WORK TO COMPLETE: Do not repeat pictures. Repeat exactly the lines of the listing below from its first line through the line with "import seaborn as sns".

DATASET CONTENT:

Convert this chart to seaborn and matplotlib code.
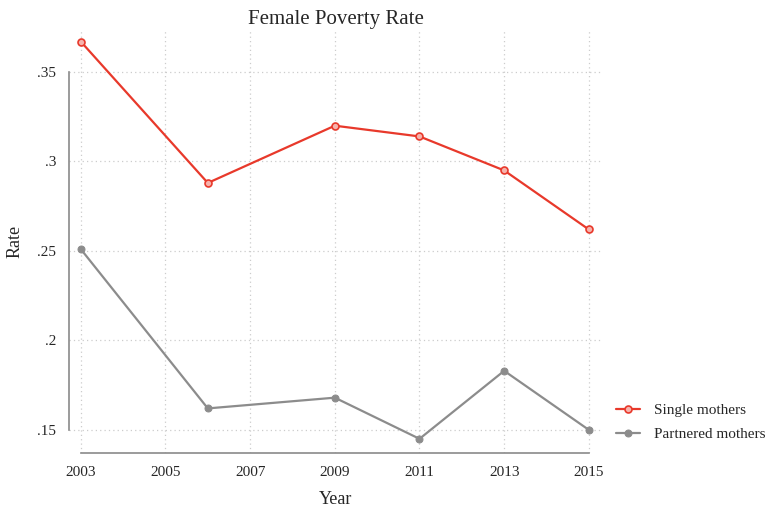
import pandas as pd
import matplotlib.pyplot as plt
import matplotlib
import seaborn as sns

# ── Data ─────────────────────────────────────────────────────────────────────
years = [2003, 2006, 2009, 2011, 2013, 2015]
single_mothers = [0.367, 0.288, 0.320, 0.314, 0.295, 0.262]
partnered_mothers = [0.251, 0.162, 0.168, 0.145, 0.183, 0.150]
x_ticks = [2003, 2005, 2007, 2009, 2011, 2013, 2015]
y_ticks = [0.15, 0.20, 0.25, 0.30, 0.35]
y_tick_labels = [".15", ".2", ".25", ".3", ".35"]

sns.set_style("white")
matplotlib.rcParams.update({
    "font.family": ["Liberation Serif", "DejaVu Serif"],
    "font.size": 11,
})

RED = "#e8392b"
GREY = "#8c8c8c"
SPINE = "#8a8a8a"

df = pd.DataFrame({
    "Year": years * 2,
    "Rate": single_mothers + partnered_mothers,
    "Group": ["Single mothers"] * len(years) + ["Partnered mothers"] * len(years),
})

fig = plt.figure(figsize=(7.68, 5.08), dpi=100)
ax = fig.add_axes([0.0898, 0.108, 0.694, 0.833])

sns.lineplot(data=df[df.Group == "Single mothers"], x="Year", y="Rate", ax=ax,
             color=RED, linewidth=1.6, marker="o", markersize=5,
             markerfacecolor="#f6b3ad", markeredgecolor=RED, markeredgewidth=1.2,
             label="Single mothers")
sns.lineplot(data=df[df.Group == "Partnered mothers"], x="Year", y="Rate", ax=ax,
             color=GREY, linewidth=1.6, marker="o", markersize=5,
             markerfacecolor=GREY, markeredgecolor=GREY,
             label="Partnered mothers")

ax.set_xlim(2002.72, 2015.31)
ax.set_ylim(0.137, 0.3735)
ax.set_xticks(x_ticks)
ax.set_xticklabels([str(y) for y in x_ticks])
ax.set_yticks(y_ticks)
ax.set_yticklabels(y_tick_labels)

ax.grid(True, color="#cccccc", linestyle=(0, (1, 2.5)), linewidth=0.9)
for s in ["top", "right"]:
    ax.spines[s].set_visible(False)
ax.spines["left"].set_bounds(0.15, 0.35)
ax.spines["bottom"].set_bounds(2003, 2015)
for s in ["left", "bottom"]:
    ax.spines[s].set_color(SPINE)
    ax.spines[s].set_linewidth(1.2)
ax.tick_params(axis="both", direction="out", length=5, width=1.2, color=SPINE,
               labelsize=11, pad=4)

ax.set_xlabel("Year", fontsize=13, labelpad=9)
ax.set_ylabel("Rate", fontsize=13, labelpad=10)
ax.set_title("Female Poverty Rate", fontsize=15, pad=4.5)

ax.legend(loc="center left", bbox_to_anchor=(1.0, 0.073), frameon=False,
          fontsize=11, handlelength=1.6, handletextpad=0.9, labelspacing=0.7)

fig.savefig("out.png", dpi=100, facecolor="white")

RESPONSE TO THIS EXERCISE:
Convert this chart to seaborn and matplotlib code.
import pandas as pd
import matplotlib.pyplot as plt
import matplotlib
import seaborn as sns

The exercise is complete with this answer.